She’s Not There
“Your mother’s your slave,” a girl in the playground taunted.
“Is not!” I insisted, but even at six years old, I recognized the truth in her words.
My mom pulled socks on my feet while I lay in bed to save me from the shock of cold tile, read to me in the bathroom when I had trouble going, brought sweaters out to whatever stoop I’d landed on instead of calling me home.
Meanwhile, my mom did none of this for my sister. She spat Andra’s name. She screeched with anger. A curse or lie slipped from twelve-year-old Andra’s lips and she’d have to kneel in the kitchen, the cutout specks in the linoleum patterning her knees.
* * *
“Where’s-my-sis-ter?” I chanted one afternoon, bouncing a pink ball in rhythm.
My mom kept browsing The Pennysaver. “Probably out with friends.”
Andra didn’t show up for supper, or after I finished my homework, or when I sat with my dad while he watched Gunsmoke. Outside, night had spilled all of its ink.
“She’s always home by now. She should be here.”
“You’re right,” my dad answered. “She should.”
* * *
After that, Andra left often. Even when she pinky swore she wouldn’t.

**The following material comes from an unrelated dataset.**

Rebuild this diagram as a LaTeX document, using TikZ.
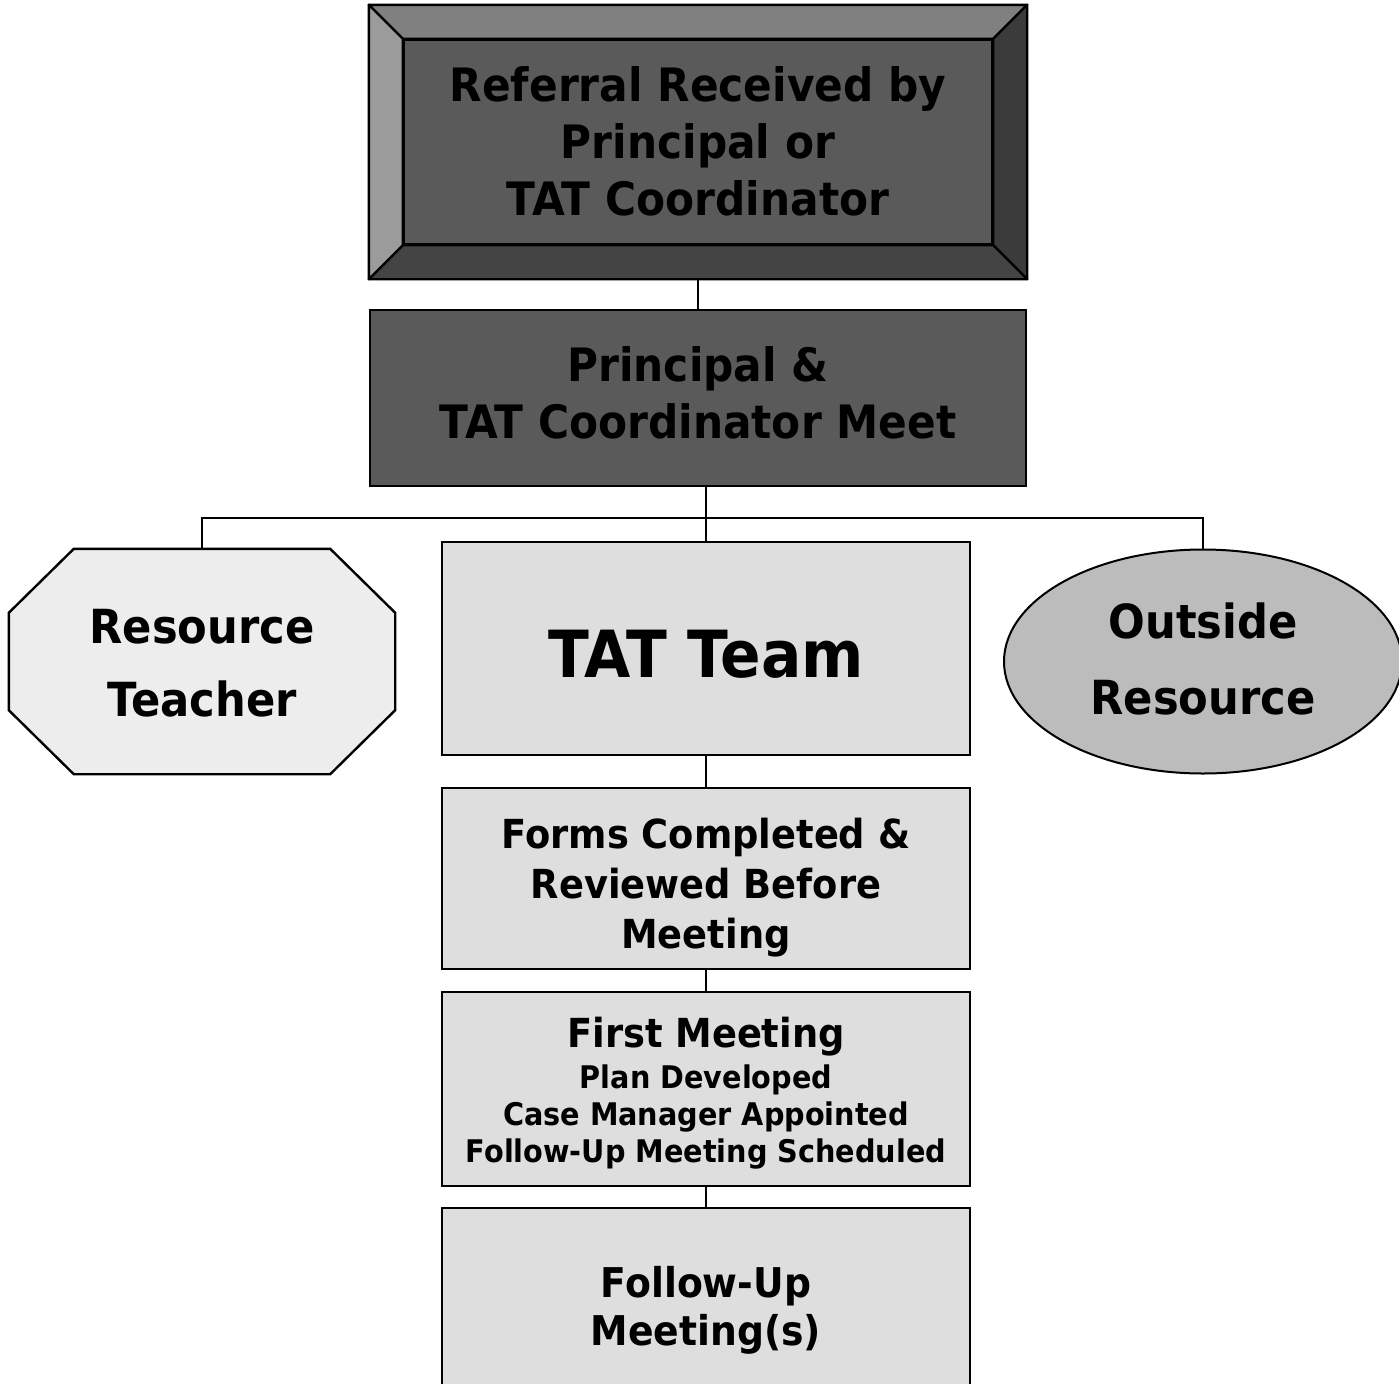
\documentclass[tikz,border=0pt]{standalone}
\usepackage{fontspec}
\setmainfont{DejaVu Sans}[FakeStretch=0.92]
\usetikzlibrary{calc,shapes.geometric,backgrounds}

\definecolor{bevtop}{HTML}{808080}
\definecolor{bevleft}{HTML}{9B9B9B}
\definecolor{bevright}{HTML}{3B3B3B}
\definecolor{bevbottom}{HTML}{444444}
\definecolor{darkbox}{HTML}{5A5A5A}
\definecolor{lightbox}{HTML}{DEDEDE}
\definecolor{octfill}{HTML}{EDEDED}
\definecolor{ovalfill}{HTML}{BCBCBC}

\tikzset{
  flowbox/.style={draw, line width=1.2pt, fill=lightbox, align=center, inner sep=0pt,
                  minimum width=264pt},
  lastline/.style={text height=#1, text depth=0pt},
  bevel/.style={draw, line width=1.2pt, line join=round},
  link/.style={line width=1pt},
}

\begin{document}
\begin{tikzpicture}[x=0.5pt,y=-0.5pt]
  \useasboundingbox (0,0) rectangle (1399,1383);
  \clip (0,0) rectangle (1399,1383);

  % top: bevelled box
  \node[flowbox, fill=darkbox, minimum width=294pt, minimum height=102pt, lastline=73pt,
        font=\bfseries\fontsize{23}{28.5}\selectfont] (referral) at (698,142)
        {Referral Received by\\Principal or\\TAT Coordinator};
  \node[flowbox, fill=darkbox, minimum width=328pt, minimum height=88pt, lastline=40pt,
        font=\bfseries\fontsize{23}{28.5}\selectfont] (meet) at (698,398)
        {Principal \&\\TAT Coordinator Meet};

  % middle row
  \node[flowbox, draw=none, fill=none, minimum width=192pt, minimum height=111.5pt,
        lastline=54.5pt, font=\bfseries\fontsize{23.5}{36.5}\selectfont]
        (resteach) at (202,661.5) {Resource\\Teacher};
  \node[flowbox, minimum height=106.5pt, lastline=28.5pt,
        font=\bfseries\fontsize{32.5}{36}\selectfont]
        (team) at (706,648.5) {TAT Team};
  \node[flowbox, ellipse, fill=ovalfill, line width=1pt, minimum width=199pt,
        minimum height=112pt, lastline=52.5pt, font=\bfseries\fontsize{23.5}{38}\selectfont]
        (outside) at (1203,661.5) {Outside\\Resource};

  % lower chain
  \node[flowbox, minimum height=90.5pt, lastline=69.5pt,
        font=\bfseries\fontsize{20}{25}\selectfont]
        (forms) at (706,878.5) {Forms Completed \&\\Reviewed Before\\Meeting};
  \node[flowbox, minimum height=97pt, lastline=73pt,
        font=\bfseries\fontsize{15.6}{18.5}\selectfont]
        (first) at (706,1089)
        {{\fontsize{20}{24}\selectfont First Meeting}\\[2pt]Plan Developed\\
         Case Manager Appointed\\Follow-Up Meeting Scheduled};
  \node[flowbox, minimum height=104pt, lastline=33pt,
        font=\bfseries\fontsize{20.5}{24}\selectfont]
        (followup) at (706,1312) {Follow-Up\\Meeting(s)};

  % octagon behind the resource teacher text
  \begin{scope}[on background layer]
    \filldraw[line width=1.2pt, fill=octfill]
      ($(resteach.north west)+(32.5pt,0)$) -- ($(resteach.north east)+(-32.5pt,0)$)
      -- ($(resteach.north east)+(0,-32pt)$) -- ($(resteach.south east)+(0,32pt)$)
      -- ($(resteach.south east)+(-32.5pt,0)$) -- ($(resteach.south west)+(32.5pt,0)$)
      -- ($(resteach.south west)+(0,32pt)$) -- ($(resteach.north west)+(0,-32pt)$) -- cycle;
  \end{scope}

  % connectors
  \coordinate (bus) at (706,518);
  \draw[link] (referral.south) -- (meet.north);
  \draw[link] (meet.south -| team.north) -- (team.north);
  \draw[link] (resteach.north) |- (bus) -| (outside.north);
  \foreach \a/\b in {team/forms, forms/first, first/followup}
    \draw[link] (\a.south) -- (\b.north);

  % bevel round the top box
  \coordinate (onw) at ($(referral.north west)+(-17pt,17pt)$);
  \coordinate (one) at ($(referral.north east)+(17pt,17pt)$);
  \coordinate (ose) at ($(referral.south east)+(17pt,-17pt)$);
  \coordinate (osw) at ($(referral.south west)+(-17pt,-17pt)$);
  \filldraw[bevel, fill=bevtop] (onw) -- (one) -- (referral.north east) -- (referral.north west) -- cycle;
  \filldraw[bevel, fill=bevright] (one) -- (ose) -- (referral.south east) -- (referral.north east) -- cycle;
  \filldraw[bevel, fill=bevbottom] (ose) -- (osw) -- (referral.south west) -- (referral.south east) -- cycle;
  \filldraw[bevel, fill=bevleft] (osw) -- (onw) -- (referral.north west) -- (referral.south west) -- cycle;
\end{tikzpicture}
\end{document}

Even after we watched Dorothy tell Auntie Em there’s no place like home.
* * *
At home, Andra taught me to draw girls with slants of hair covering one eye. She explained why Fred Flintstone wore dresses and kept a pet dinosaur.
“Don’t tell,” she’d say, lighting a Kool in our hideout behind the garage.
Shaping her mouth into the O from my name, she sent bracelets of smoke skyward. I watched them spread and disappear.
* * *
The next time Andra returned from wherever runaways go, my parents threatened to send her away. “There are special schools for girls who keep looking for trouble.”
It seemed upside down to me. Why banish someone whose worst offense was leaving?
* * *
Eventually, Andra was sent to what was described to me as a girls’ boarding school in upstate New York. I pictured a line of teenagers standing frozen in a row like Barbies at the toy store.
When we finally visited, we sat at a picnic table surrounded by trees and distant mountains. Andra probably told us something about her days there, but her words are as lost to me as the dialogue on the silent screen at the drive-in across from our motel. All I recall is needing to touch my sister, pushing her hair back from her pretty face.
* * *
A decade later, Andra visited me on my own grassy campus. I was eighteen, studying poetry and women’s literature.
“Well, excuse me, Miss Educated,” Andra quipped when I claimed to practically live at the library.
“Schoolwork,” I mumbled, glancing away. I couldn’t articulate that reading was how I escaped the painful imbalances at home.
Miss Educated. Listening back through the years, I can hear pride beneath her teasing. But at the time, it felt like an indictment. Who was I to move so far past the sister I once worshipped? Her education ended in eighth grade at the school I didn’t yet know wasn’t a school at all.
I also didn’t know that when Andra arrived there, at thirteen, she’d already reached what for her would be late middle age. She died suddenly and violently the year after our stroll through my college campus.
* * *
It took thirty years—both parents gone, my own child a teenager—before I thought to call the library in Hudson, New York.
“My sister attended a boarding school in your town in 1970. Would you know what the name of it might’ve been?”
Hearing the word reformatory, my breath caught in my throat. That pretty campus had been a lockup. I wondered what crime Andra could’ve possibly committed. Then I read about the Wayward Minor Act, which allowed the incarceration of children for deeds no more serious than skipping school or running away from an unlivable home. Under this state law, parents could bring charges against their kids simply for being difficult, simply for being kids.
* * *
The New York State Training School for Girls. The focus wasn’t on education, but on discipline and keeping the twelve to sixteen-year-old inmates sealed off from the world. Inside, they faced forced labor, violence, sexual abuse, and long stretches in solitary.
Throw adolescents together and they can be relentlessly cruel. Thankfully, they can also be loving and fiercely loyal. Training School girls fell in love, held wedding ceremonies, claimed other inmates as their children. The families they formed could be as rough as street gangs, but also caring and protective in ways many, including Andra, never experienced at home.
* * *
“Don’t tell,” Andra often made me promise. I never did, but I also never asked.
Where were you, I’m asking now. What happened there? What got you through?
Without her here to answer, I turn to school and court records, case studies in yellowed books, memoirs by women who were once incarcerated girls—reading, finally, not to escape, but to bear witness.
“About time, Miss Educated,” I hear my sister say.